Under Title XIV, Subtitle A, Domestic Preparedness, responsibilities for oversight and execution are as follows. The Assistant Secretary of Defense (Special Operations/Low Intensity Conflict) has responsibility for policy and resource oversight. The Assistant to The Secretary of Defense (Nuclear, Chemical & Biological Defense Programs) provides resource oversight for equipment procurement. Additionally, in accordance with Section 1413, Title XIV, the Secretary of Defense (SECDEF) designated the Secretary of the Army (SECARMY) to serve as the Executive Agent for the coordination of DoD training assistance to Federal, state, and local officials to better assist them in responding to threats involving chemical and biological weapons or related materials or technologies, including assistance in identifying, neutralizing, dismantling, and disposing of biological and chemical weapons and related materials and technologies. As the Executive Agent, the Secretary is responsible for developing the planning guidance, plans, implementation, and procedures for the Domestic Preparedness Program. The SECARMY subsequently named the Assistant Secretary of the Army (Installations, Logistics and Environment) (ASA(IL&E)) as the focal point for all matters in which the Army has executive agency, and the Director of Military Support (DOMS) as the DoD’s staff action agent. In a separate directive, the SECARMY directed the Commander, Army Materiel Command (AMC) to appoint a DoD Program Director. AMC subsequently directed Commander, Chemical Biological Defense Command (CBDCOM) to appoint a DoD Program Director with the primary responsibility to implement the basic elements of Title XIV.

The Senior Interagency Coordination Group (SICG) on Terrorism was established to facilitate the interagency coordination of policy issues and program activities in support of Federal initiatives to assist Federal, state, and local first responders in responding to WMD incidents. The SICG is composed of senior members from DoD, the Federal Emergency Management Agency (FEMA), the Federal Bureau of Investigation (FBI), the Public Health Service (PHS), the Environmental Protection Agency (EPA), the Department of Energy (DoE), the Department of Justice (DoJ), the Department of Transportation (DoT), United States Department of Agriculture (USDA), General Services Administration (GSA), and the National Communications System (NCS).

1.3 Scope of the Report

This report responds to four issues outlined by Congress. The report will assess the types and characteristics of chemical and biological threats against the U.S. and the capabilities of civilian agencies to respond to these threats; identify unmet training, equipment, and other requirements of civilian first responders necessary to provide a basic capability to respond to domestic chemical and biological attacks; identify DoD chemical/biological warfare information, expertise and equipment that could be adapted to civilian application to help meet identified requirements; and present a detailed plan for DoD assistance in equipping, training, and providing other necessary assistance for first responders to such incidents.
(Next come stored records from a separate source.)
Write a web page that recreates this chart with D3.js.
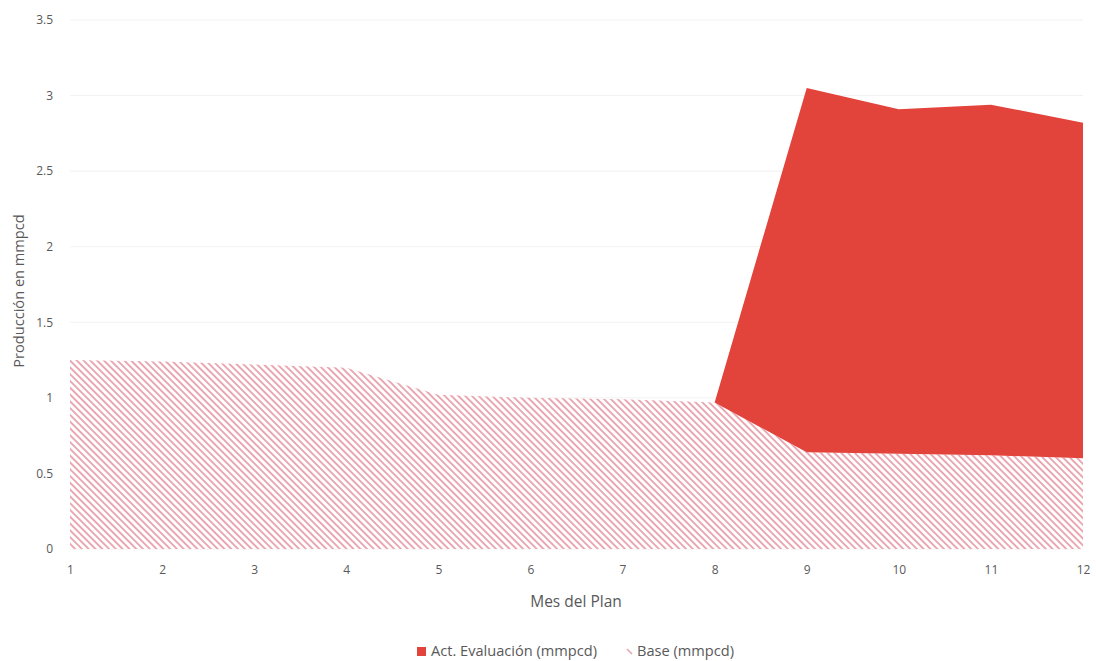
<!DOCTYPE html>
<html>
<head>
<meta charset="utf-8">
<script src="https://cdn.jsdelivr.net/npm/d3@7"></script>
<style>
  html, body { margin: 0; padding: 0; background: #ffffff; }
  svg { display: block; }
  text { font-family: "Open Sans", "Liberation Sans", sans-serif; fill: #595959; }
</style>
</head>
<body>
<svg id="chart" width="1096" height="661"></svg>
<script>
// Monthly production plan (mmpcd)
const months = [1, 2, 3, 4, 5, 6, 7, 8, 9, 10, 11, 12];
const baseValues = [1.25, 1.24, 1.22, 1.20, 1.02, 1.00, 0.99, 0.97, 0.64, 0.63, 0.62, 0.60];
const evaluacionValues = [0, 0, 0, 0, 0, 0, 0, 0, 2.41, 2.28, 2.32, 2.22];
const yTicks = [0, 0.5, 1, 1.5, 2, 2.5, 3, 3.5];
const seriesNames = ["Base (mmpcd)", "Act. Evaluación (mmpcd)"];

const svg = d3.select("#chart");
const margin = { left: 70, right: 13, top: 20, bottom: 112 };
const W = 1096, H = 661;

const x = d3.scaleLinear().domain([1, 12]).range([margin.left, W - margin.right]);
const y = d3.scaleLinear().domain([0, 3.5]).range([H - margin.bottom, margin.top]);

// Diagonal hatch for the base series
const defs = svg.append("defs");
const pat = defs.append("pattern")
  .attr("id", "hatch")
  .attr("patternUnits", "userSpaceOnUse")
  .attr("width", 4.8).attr("height", 10)
  .attr("patternTransform", "rotate(-45)");
pat.append("rect").attr("width", 4.8).attr("height", 10).attr("fill", "#ffffff");
pat.append("rect").attr("width", 1.9).attr("height", 10).attr("fill", "#e9a6b0");

// Gridlines
svg.append("g")
  .selectAll("line")
  .data(yTicks)
  .join("line")
  .attr("x1", margin.left).attr("x2", W - margin.right)
  .attr("y1", d => y(d)).attr("y2", d => y(d))
  .attr("stroke", "#f2f2f2").attr("stroke-width", 1);

// Stacked series
const rows = months.map((m, i) => ({ month: m, base: baseValues[i], evaluacion: evaluacionValues[i] }));
const stacked = d3.stack().keys(["base", "evaluacion"])(rows);

const area = d3.area()
  .x(d => x(d.data.month))
  .y0(d => y(d[0]))
  .y1(d => y(d[1]));

svg.append("path")
  .datum(stacked[0])
  .attr("d", area)
  .attr("fill", "url(#hatch)");

// Evaluation layer only where it has thickness
const evalPts = stacked[1].filter((d, i) => i >= 7);
svg.append("path")
  .datum(evalPts)
  .attr("d", area)
  .attr("fill", "#e2433b");

// Y axis labels
const yAxis = d3.axisLeft(y).tickValues(yTicks).tickSize(0).tickPadding(0)
  .tickFormat(d => String(d));
const gy = svg.append("g").attr("transform", `translate(${margin.left - 17},0)`).call(yAxis);
gy.select(".domain").remove();
gy.selectAll("text").attr("font-size", 12).attr("fill", "#595959")
  .style("font-family", '"Open Sans", "Liberation Sans", sans-serif');

// X axis labels
const xAxis = d3.axisBottom(x).tickValues(months).tickSize(0).tickPadding(0)
  .tickFormat(d => String(d));
const gx = svg.append("g").attr("transform", `translate(0,${H - margin.bottom + 16})`).call(xAxis);
gx.select(".domain").remove();
gx.selectAll("text").attr("font-size", 12).attr("fill", "#595959")
  .style("font-family", '"Open Sans", "Liberation Sans", sans-serif');

// Axis titles
svg.append("text")
  .attr("x", 576)
  .attr("y", 607)
  .attr("text-anchor", "middle")
  .attr("font-size", 15.5)
  .text("Mes del Plan");

svg.append("text")
  .attr("transform", "translate(24,291) rotate(-90)")
  .attr("text-anchor", "middle")
  .attr("font-size", 14.6)
  .text("Producción en mmpcd");

// Legend
const legend = svg.append("g").attr("transform", "translate(417,656)");
legend.append("rect").attr("x", 0).attr("y", -9).attr("width", 9).attr("height", 9).attr("fill", "#e2433b");
legend.append("text").attr("x", 14).attr("y", 0).attr("font-size", 14.6).text(seriesNames[1]);
legend.append("line")
  .attr("x1", 210).attr("y1", -7).attr("x2", 215).attr("y2", -2)
  .attr("stroke", "#e9a6b0").attr("stroke-width", 1.6);
legend.append("text").attr("x", 220).attr("y", 0).attr("font-size", 14.6).text(seriesNames[0]);
</script>
</body>
</html>
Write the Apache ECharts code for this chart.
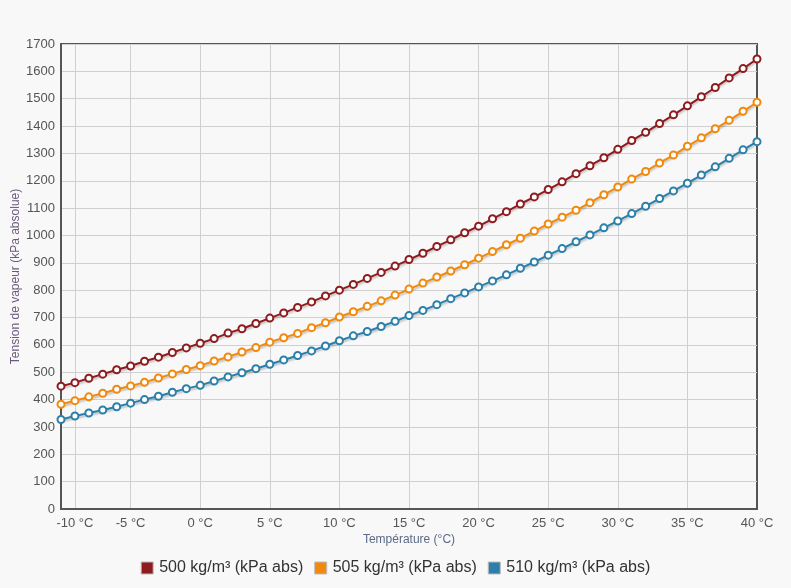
<!DOCTYPE html>
<html>
<head>
<meta charset="utf-8">
<script src="https://cdn.jsdelivr.net/npm/echarts@6.0.0/dist/echarts.min.js"></script>
<style>
  html, body { margin: 0; padding: 0; background: #f8f8f8; }
  #chart { width: 791px; height: 588px; }
</style>
</head>
<body>
<div id="chart"></div>
<script>
// températures -10 .. 40 °C
const temperatures = []
for (let t = -10; t <= 40; t++) temperatures.push(t)

// position des graduations (index) et libellés
const tickIndex = [1, 5, 10, 15, 20, 25, 30, 35, 40, 45, 50]
const tickLabels = ['-10 °C', '-5 °C', '0 °C', '5 °C', '10 °C', '15 °C', '20 °C', '25 °C', '30 °C', '35 °C', '40 °C']

const seriesNames = ['500 kg/m³ (kPa abs)', '505 kg/m³ (kPa abs)', '510 kg/m³ (kPa abs)']

const p500 = [
  449, 462, 478, 493, 509, 523, 540, 555, 572, 589, 606, 623, 643, 659, 678, 698, 717,
  737, 757, 779, 800, 821, 843, 865, 888, 912, 935, 960, 984, 1010, 1034, 1061, 1087, 1115,
  1141, 1168, 1196, 1226, 1255, 1284, 1315, 1347, 1377, 1409, 1441, 1474, 1507, 1541, 1576, 1610, 1645
]
const p505 = [
  383, 396, 410, 423, 438, 450, 463, 479, 494, 510, 524, 541, 556, 574, 590, 610, 626,
  642, 663, 681, 702, 721, 741, 761, 782, 804, 826, 848, 870, 893, 917, 941, 966, 990,
  1016, 1042, 1067, 1092, 1120, 1149, 1177, 1206, 1234, 1265, 1294, 1326, 1357, 1390, 1421, 1454, 1487
]
const p510 = [
  327, 340, 351, 362, 374, 387, 400, 412, 427, 440, 452, 468, 483, 498, 513, 529, 545,
  561, 578, 596, 615, 633, 649, 667, 686, 707, 726, 747, 769, 790, 812, 834, 856, 880,
  903, 928, 952, 977, 1002, 1028, 1053, 1080, 1107, 1135, 1163, 1191, 1221, 1251, 1282, 1313, 1343
]

const colors = ['#8e1c1f', '#f18a0c', '#2b7fab']

const chart = echarts.init(document.getElementById('chart'))

const makeSeries = (name, data, color) => ({
  name,
  type: 'line',
  data,
  symbol: 'emptyCircle',
  symbolSize: 7,
  itemStyle: { color, borderWidth: 2 },
  lineStyle: {
    width: 2,
    color,
    shadowColor: 'rgba(0,0,0,0.25)',
    shadowBlur: 2,
    shadowOffsetY: 2
  },
  animation: false
})

const isTick = (i) => tickIndex.indexOf(i) >= 0

chart.setOption({
  backgroundColor: '#f8f8f8',
  textStyle: { fontFamily: 'Liberation Sans, Arial, sans-serif' },
  grid: {
    left: 61,
    right: 34,
    top: 44,
    bottom: 79,
    outerBoundsMode: 'none',
    containLabel: false,
    show: true,
    backgroundColor: '#f8f8f8',
    borderColor: '#555',
    borderWidth: 2
  },
  legend: {
    bottom: 7,
    left: 'center',
    icon: 'rect',
    itemWidth: 12,
    itemHeight: 12,
    itemGap: 11,
    itemStyle: { borderColor: '#bbb', borderWidth: 1 },
    textStyle: { fontSize: 16, color: '#333', padding: [0, 0, 0, 1] },
    data: seriesNames
  },
  xAxis: {
    type: 'category',
    boundaryGap: false,
    data: temperatures,
    name: 'Température (°C)',
    nameLocation: 'middle',
    nameGap: 25,
    nameMoveOverlap: false,
    nameTextStyle: { color: '#5b6a86', fontSize: 12 },
    axisLine: { lineStyle: { color: '#555', width: 2 } },
    axisTick: { show: false },
    axisLabel: {
      interval: (i) => isTick(i),
      formatter: (v, i) => tickLabels[tickIndex.indexOf(i)],
      color: '#555',
      fontSize: 13,
      margin: 8
    },
    splitLine: {
      show: true,
      interval: (i) => isTick(i) && i !== 50,
      lineStyle: { color: '#d0d0d0' }
    }
  },
  yAxis: {
    type: 'value',
    min: 0,
    max: 1700,
    interval: 100,
    name: 'Tension de vapeur (kPa absolue)',
    nameLocation: 'middle',
    nameGap: 39,
    nameMoveOverlap: false,
    nameTextStyle: { color: '#6c5a7c', fontSize: 12 },
    axisLine: { show: true, lineStyle: { color: '#555', width: 2 } },
    axisTick: { show: false },
    axisLabel: { color: '#555', fontSize: 13, margin: 6, formatter: (v) => String(v) },
    splitLine: { lineStyle: { color: '#d0d0d0' } }
  },
  series: [
    makeSeries(seriesNames[0], p500, colors[0]),
    makeSeries(seriesNames[1], p505, colors[1]),
    makeSeries(seriesNames[2], p510, colors[2])
  ]
})
</script>
</body>
</html>
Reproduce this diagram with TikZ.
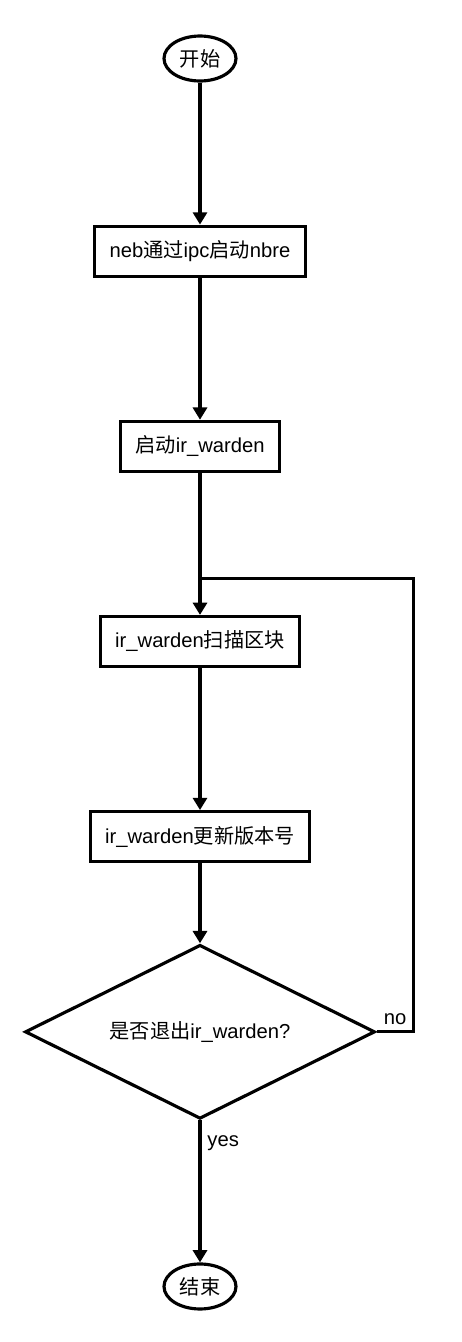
\documentclass[tikz,border=0pt]{standalone}
\usepackage{fontspec}
\setmainfont{Liberation Sans}
\newfontfamily\cjk{Noto Sans CJK SC}
\usepackage{tikz}
\usetikzlibrary{arrows.meta, positioning, shapes.geometric}

\begin{document}
\begin{tikzpicture}[>={Triangle[length=7pt,width=8pt]}, node distance=2.84cm, line width=1.8pt,
    every node/.style={font=\fontsize{11.5pt}{14pt}\selectfont},
    terminal/.style={draw, ellipse, minimum width=1.44cm, minimum height=0.9cm, inner sep=0pt},
    process/.style={draw, rectangle, minimum height=1.0cm, inner xsep=0.3cm},
    decision/.style={draw, diamond, aspect=3, minimum width=7.0cm, minimum height=3.48cm, inner sep=0pt}]
    \useasboundingbox (0,0) rectangle (9.24,-26.84);

    % Nodes
    \node[terminal] (start) at (4,-1.17) {{\cjk 开始}};
    \node[process] (launch) [below=of start] {neb{\cjk 通过}ipc{\cjk 启动}nbre};
    \node[process] (warden) [below=of launch] {{\cjk 启动}ir\_warden};
    \node[process] (scan) [below=of warden] {ir\_warden{\cjk 扫描区块}};
    \node[process] (update) [below=of scan] {ir\_warden{\cjk 更新版本号}};
    \node[decision] (quit) [below=1.6cm of update] {{\cjk 是否退出}ir\_warden?};
    \node[terminal] (stop) [below=of quit] {{\cjk 结束}};
    \coordinate (join) at ([yshift=0.72cm]scan.north);

    % Flow
    \draw[->] (start) -- (launch);
    \draw[->] (launch) -- (warden);
    \draw[->] (warden) -- (scan);
    \draw[->] (scan) -- (update);
    \draw[->] (update) -- (quit);
    \draw[->] (quit) -- node[right, pos=0.16] {yes} (stop);

    % Loop back
    \draw (quit.east) -- node[above, pos=0.5] {no} ++(0.74,0) |- (join);
\end{tikzpicture}
\end{document}
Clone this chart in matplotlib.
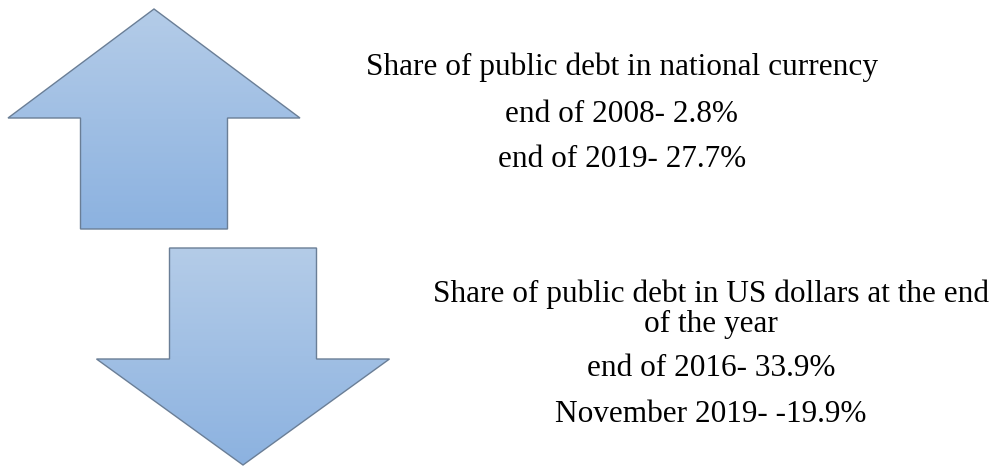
import numpy as np
import matplotlib
matplotlib.use("Agg")
import matplotlib.pyplot as plt
from matplotlib.patches import Polygon

# arrows: tip x, tip y, head base y, head half width, shaft half width, tail y
up_arrow = dict(tip=(154, 9), head_y=118, head_hw=146, shaft_hw=73.5, tail_y=229)
down_arrow = dict(tip=(243, 465), head_y=359, head_hw=146.5, shaft_hw=73.5, tail_y=248)

block1_lines = ["Share of public debt in national currency",
                "end of 2008- 2.8%",
                "end of 2019- 27.7%"]
block1_baselines = [75, 122, 167]
block1_x = 622

block2_lines = ["Share of public debt in US dollars at the end",
                "of the year",
                "end of 2016- 33.9%",
                "November 2019- -19.9%"]
block2_baselines = [302, 332, 376, 422]
block2_x = 711

col_top = "#b4cce8"
col_bot = "#8cb2e0"
edge_col = "#6a7e96"

W, H = 998, 467
fig = plt.figure(figsize=(W / 100, H / 100), dpi=100)
ax = fig.add_axes([0, 0, 1, 1])
ax.set_xlim(0, W)
ax.set_ylim(H, 0)
ax.axis("off")


def arrow_poly(a):
    tx, ty = a["tip"]
    hy, hw, sw, tl = a["head_y"], a["head_hw"], a["shaft_hw"], a["tail_y"]
    return np.array([[tx, ty], [tx + hw, hy], [tx + sw, hy], [tx + sw, tl],
                     [tx - sw, tl], [tx - sw, hy], [tx - hw, hy]])


def draw_arrow(a):
    pts = arrow_poly(a)
    x0, x1 = pts[:, 0].min(), pts[:, 0].max()
    y0, y1 = pts[:, 1].min(), pts[:, 1].max()
    c0 = np.array(matplotlib.colors.to_rgb(col_top))
    c1 = np.array(matplotlib.colors.to_rgb(col_bot))
    t = np.linspace(0, 1, 256)[:, None]
    grad = (c0 * (1 - t) + c1 * t)[:, None, :]
    im = ax.imshow(grad, extent=(x0, x1, y1, y0), aspect="auto", zorder=1)
    poly = Polygon(pts, closed=True, facecolor="none", edgecolor=edge_col,
                   lw=1.0, zorder=2)
    ax.add_patch(poly)
    im.set_clip_path(poly)


draw_arrow(up_arrow)
draw_arrow(down_arrow)
ax.set_xlim(0, W)
ax.set_ylim(H, 0)

font = dict(family="Liberation Serif", size=22.5, color="black",
            ha="center", va="baseline")
for s, y in zip(block1_lines, block1_baselines):
    ax.text(block1_x, y, s, **font)
for s, y in zip(block2_lines, block2_baselines):
    ax.text(block2_x, y, s, **font)

fig.savefig("out.png", dpi=100, facecolor="white")
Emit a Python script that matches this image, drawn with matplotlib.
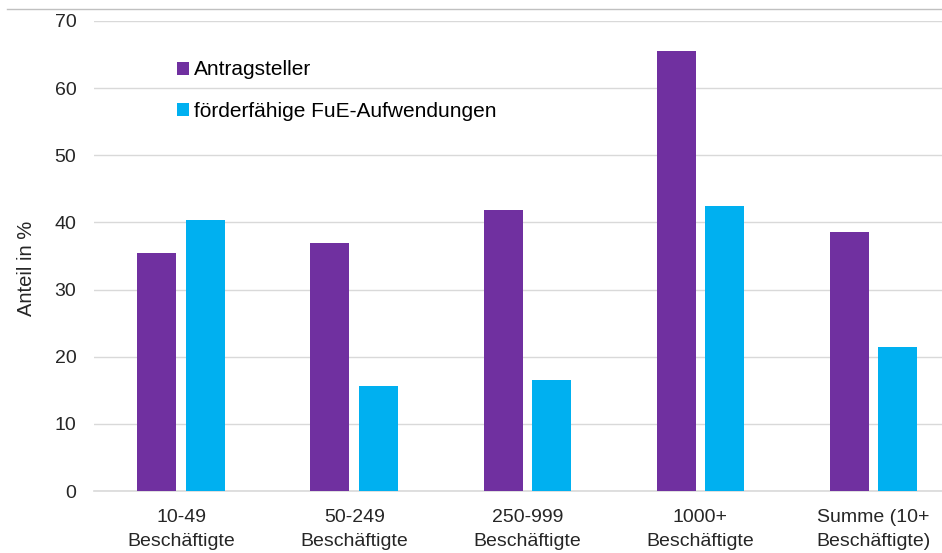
import matplotlib.pyplot as plt
from matplotlib.lines import Line2D
import numpy as np

plt.rcParams['font.family'] = ['Liberation Sans', 'DejaVu Sans']

categories = ['10-49\nBeschäftigte', '50-249\nBeschäftigte', '250-999\nBeschäftigte',
              '1000+\nBeschäftigte', 'Summe (10+\nBeschäftigte)']
antragsteller = [35.4, 37.0, 41.9, 65.6, 38.5]
fue_aufwendungen = [40.3, 15.6, 16.6, 42.4, 21.4]
series_names = ['Antragsteller', 'förderfähige FuE-Aufwendungen']

fig = plt.figure(figsize=(9.42, 5.53), dpi=100)
ax = fig.add_axes([0.1003, 0.1121, 0.919, 0.850])

x = np.arange(len(categories))
w = 0.225
ax.bar(x - 0.14, antragsteller, w, color='#7030A0', label=series_names[0], zorder=3)
ax.bar(x + 0.14, fue_aufwendungen, w, color='#00B0F0', label=series_names[1], zorder=3)

ax.set_xlim(-0.5, len(categories) - 0.5)
ax.set_ylim(0, 70)
ax.set_yticks(range(0, 71, 10))
ax.set_xticks(x)
ax.set_xticklabels(categories, fontsize=14, color='#262626', linespacing=1.5)
ax.tick_params(axis='y', labelsize=14, labelcolor='#262626', length=0, pad=13)
ax.tick_params(axis='x', length=0, pad=13)
ax.grid(axis='y', color='#D9D9D9', linewidth=1, zorder=0)
for s in ['top', 'right', 'left']:
    ax.spines[s].set_visible(False)
ax.spines['bottom'].set_color('#D9D9D9')
ax.spines['bottom'].set_linewidth(1.2)
ax.set_ylabel('Anteil in %', fontsize=14.5, color='#262626')
ax.yaxis.set_label_coords(-0.067, 0.474)

ax.legend(loc='upper left', bbox_to_anchor=(0.0735, 0.956), frameon=False, fontsize=15,
          handlelength=0.58, handleheight=0.58, handletextpad=0.25, labelspacing=1.1)

# thin frame line above the plot
fig.add_artist(Line2D([7 / 942, 1], [1 - 9 / 553, 1 - 9 / 553], color='#C0C0C0', linewidth=1))

fig.savefig('out.png', dpi=100)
This report provides information to Congress on the status of the existing programs and initiatives required to enhance Federal, state, and local capabilities to respond to terrorist incidents involving WMD. The overall initiative uses existing Federal agencies’ chemical and biological assets and programs as the foundation for its program. The SICG members are building links between participating agencies to develop new programs to ensure that the intent of Congress is met as outlined in Title XIV and subsequent legislation. The DoD initiative is an evolving program. This report will provide information on the status of the individual components of the DoD program and plan. Volume I of this report is unclassified. Volume II provides an assessment which is classified SECRET US ONLY.